Neben den institutionellen Gründen für die Mängel der EU-Beschäftigungspolitik gibt es ideologische Gründe für diese Politik. Es ist die falsche Doktrin, die Beschäftigungspolitik der EU sei ein Produkt "rigider Arbeitsmärkte" und eines "Mangels an Flexibilisierung". Diese Lehre ist aus folgenden Gründen abzulehnen:
- Es wird vergessen, dass die Nachfrageschwäche, die durch eine restriktive Geld- und Fiskalpolitik mitverursacht wurde, wenigstens teilweise - wenn nicht sogar vorrangig - für die hohe Arbeitslosigkeit in der EU verantwortlich ist.
- Die Unterschiede zwischen der US- und der EU Beschäftigungsrate sind nicht so gross, wie man dies immer suggeriert. In den USA sind z.B. 2% der männlichen Arbeitskraft im Gefängnis. Innerhalb der EU variiert die Beschäftigungsrate beträchtlich und steht nicht im Einklang mit dem Grad an Deregulierung der Arbeitsmärkte. Die Arbeitslosigkeit ist vor allem dort sehr hoch, wo traditionell wenig reguliert wurde (Grossbritannien) und ist dort tief, wo sie stark reguliert waren (Österreich).
- Institutionelle Faktoren, die langfristig wirken, sind ungeeignet, um kurzfristige Schwankungen der Beschäftigungsrate in den USA und in der EU zu erklären.

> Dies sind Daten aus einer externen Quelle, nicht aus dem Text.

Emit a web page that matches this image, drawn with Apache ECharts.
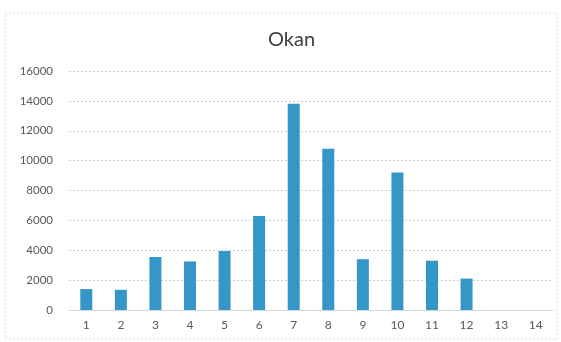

- Empirische Belege für die beschäftigungssenkende Wirkung von "Rigiditäten" des Arbeitsmarktes gibt es keine oder nur höchst schwache.
- Lohnkürzungen können in einem kleinen Land zu erhöhter Konkurrenzfähigkeit und damit zu einem Export der Arbeitslosigkeit führen. In der EU wird damit an der Arbeitslosigkeit nichts geändert (90% des EU-Handels sind intern), sondern nur von einer Gegend in die andere verschoben - ein klassischer Fall von Dumping.
- Die EU litt in den 90er Jahren laut OECD-Zahlen klar an einem Output-Überschuss (und damit an einem Mangel an Nachfrage). Solche Output-Überschüsse korrelieren statistisch und empirisch gut belegt mit einem Ansteigen der Arbeitslosigkeit (Okuns's Gesetz). Entsprechend hat die Arbeitslosigkeit nichts mit einer angeblich ungenügenden Konkurrenzfähigkeit der EU-Wirtschaft zu tun. Die EU kann mit einem Export-Anteil von 10% kaum ihre Probleme über ein Anwachsen der Exporte, sondern nur über eine Erhöhung der inneren Nachfrage lösen. Das Problem besteht also nicht in einem Lohnexzess, sondern in einem Exzess an Lohndruck.
Watt ist kein prinzipieller EU-Gegner. In einem Abschlusskapitel versucht er eine Alternative aufzuzeigen, die im wesentlichen eine Stärkung der bundesstaatlichen Elemente der EU anstrebt. Seine Alternative ist weniger überzeugend als seine Kritik.
Andrew Watt, What has Become of Employment Policy? Explaining the Ineffectiveness of Employment Policy in the European Union, Basler Schriften zur europäischen Integration, Nr. 47/48, Europainstitut der Universität Basel, 2000.